Третьим душеприказчиком-заместителем выбран Жам, хозяин бань, которые располагались в доме с вывеской «Образ святого Мартена», пользовавшемся дурной славой на улице Гарнье Сен-Ладр — превратившейся потом в улицу Гренье Сен-Лазар, — где справлялись весьма своеобразные свадьбы. Жаму по наследству достался в том же квартале и еще один богатый дом с вывеской «Свинья», выходящей на улицу Бобур. Он перешел к нему от отца Жана Жама, «распорядителя сооружений и хранителя фонтанов города», то есть главного архитектора Парижа.
Стало быть, Вийон в момент, когда у него закралось сомнение относительно действительно именитых горожан парижского общества, своим третьим душеприказчиком назначил богача, стяжателя и сводника. Хотя, упоминая о нем впервые, поэт и называет его порядочным человеком, но иллюзий на его счет у него нет и завещает он ему… право на разврат. Трех первых душеприказчиков от их трех заместителей отделяет крушение надежд на достойную жизнь.

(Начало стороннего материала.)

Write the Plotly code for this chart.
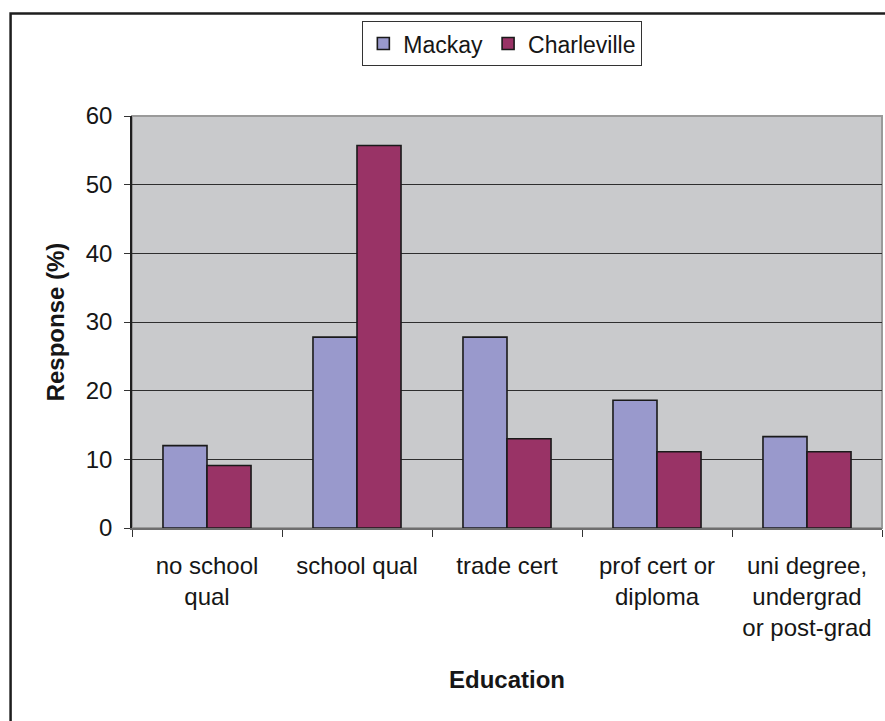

Франсуа де Монкорбье одно время хорошо представлял себе путь удовлетворения честолюбивых замыслов и надежд. Вместе с некоторыми другими он даже прошел небольшой отрезок этого пути. Он мог бы быть Мишелем Жувенелем или Мартеном Бельфе. Однако для него этот путь оборвался по окончании факультета словесных наук. Степень лиценциата «in utroque», должность правоведа или городского чиновника, епанча с подбитым беличьим мехом капюшоном преподававших в университете магистров, небольшие денежные поступления и обеспечивавшийся на гражданской службе средний достаток — все это он видел со стороны, но это было не для него. Со стороны он мог отождествлять те или иные имена с различными своими представлениями о карьере. Он мог бы оказаться в компании магистров, поднявшихся в чинах. Однако оказался в компании оборванцев.
В том возрасте, когда приходит первая любовь, судьбы тех и других перекрещиваются. Они вместе проказничали, вместе ухаживали за девушками. Вместе блистали, говорили, пели. Прошло время. И к моменту написания «Большого завещания» остались лишь мертвые и живые, богатые и бедные, а также монахи… То есть каждый оказался при своей судьбе. И этим все сказано.
ВСЁ, ВСЁ У ДЕВОК И В ТАВЕРНАХ…
Школяром Франсуа де Монкорбье был неважнецким. За три года к степени магистра свободных искусств, увенчавшей его среднее образование, он не присовокупил больше ни одной университетской степени. Он был клириком, не имевшим работы и не отличавшимся честолюбием. Нрав имел мирный, и, пожалуй, единственным его пороком была легкая склонность к озорству. В письмах о помиловании с него снимается обвинение в совершенном в 1456 году преступлении против Филиппа Сермуаза, в них создан такой портрет Вийона, где тщетно было бы пытаться разглядеть черты того шалопая, что известен нам по следующему периоду его жизни. В четверг 5 июня 1455 года, в праздник Тела Господня, когда на Париж опустились вечерние сумерки, «мэтр» Франсуа де Лож, он же де Вийон, «двадцати шести лет от роду или около того», еще был человеком, который «вел себя достойно и честно и никогда не был уличен, взят под стражу и осужден ни за какое иное злое деяние, хулу или оскорбление». Де Лож — всего лишь прозвище, но нам хорошо известно, как в середине XV века у людей появлялись те или иные фамилии. Несколько позднее Вийон признался, что ко времени совершения преступления ему исполнилось не двадцать шесть, а двадцать четыре года.